In the C.R.P. decision, the U.S.D.A. said, "We believe the decision . . . strikes the best possible balance between supporting programs that protect our natural resources and meeting the nation’s need for grain production."
The Alliance for Agricultural Growth & Competitiveness, which consists of 13 grain, oilseed, meat and poultry associations, strongly supported an early release of C.R.P. acres without penalty. "The fundamental question is whether or not the U.S. should be idling scarce land resources, many of which are neither highly erodible nor environmentally sensitive, as a key U.S. industry is faced with such circumstances (tight supplies, rising consumer prices and the threat of inflation)," the group said.

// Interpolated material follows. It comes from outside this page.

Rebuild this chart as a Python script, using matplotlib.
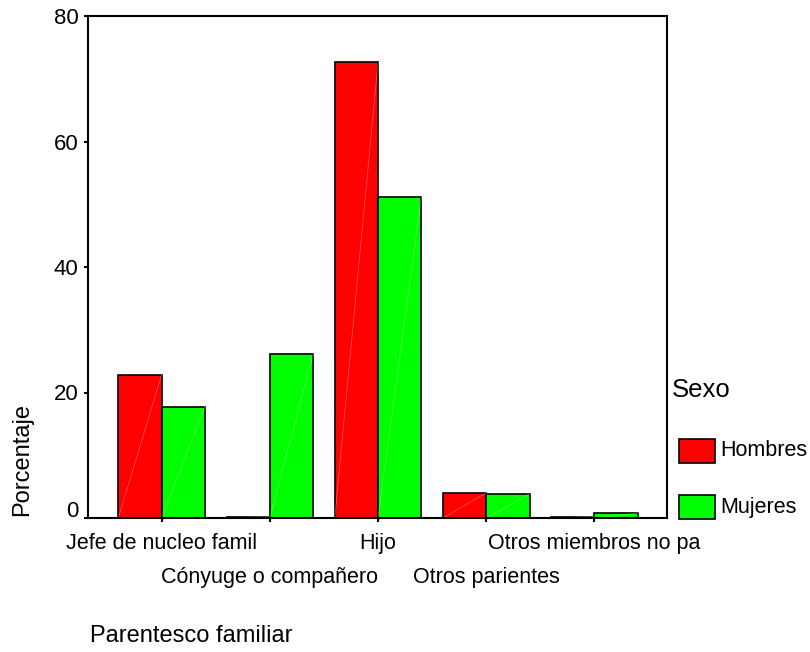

Corn futures traded higher on the news that the early C.R.P. release was a no-go.
On the other end of the spectrum, the rather quick demise after just nine days of W.T.O. trade talks, that actually began seven years ago, in Geneva was seen by some as a boost to U.S. production agriculture, although not necessarily to processors and end users. The U.S. had offered to severely limit "trade-distorting farm subsidies" as its contribution to the talks. But several developing nations said U.S. offers were not enough. China blamed the U.S. and the European Union. Japan blamed China and India.
Back in the U.S., the next major policy decision concerns a request from Texas to cut in half the 9 billion gallon Renewable Fuels Standard (R.F.S.) because of harm caused by corn prices that it says were driven higher by ethanol use. The E.P.A. was to have ruled on the request on June 24, the end of the 90-day review period. But more than 1,500 comments from farm groups to environmental interests, have delayed the decision, which now is expected in early August. A move by the E.P.A. to reduce the R.F.S. most assuredly will pressure corn and soybean (soybean oil) prices as key demand areas are reduced. If the E.P.A. leaves the R.F.S. unchanged, prices should hold at least steady.
Major policy issues, which so far have changed nothing, have added just a bit more uncertainty to already volatile commodity markets this summer.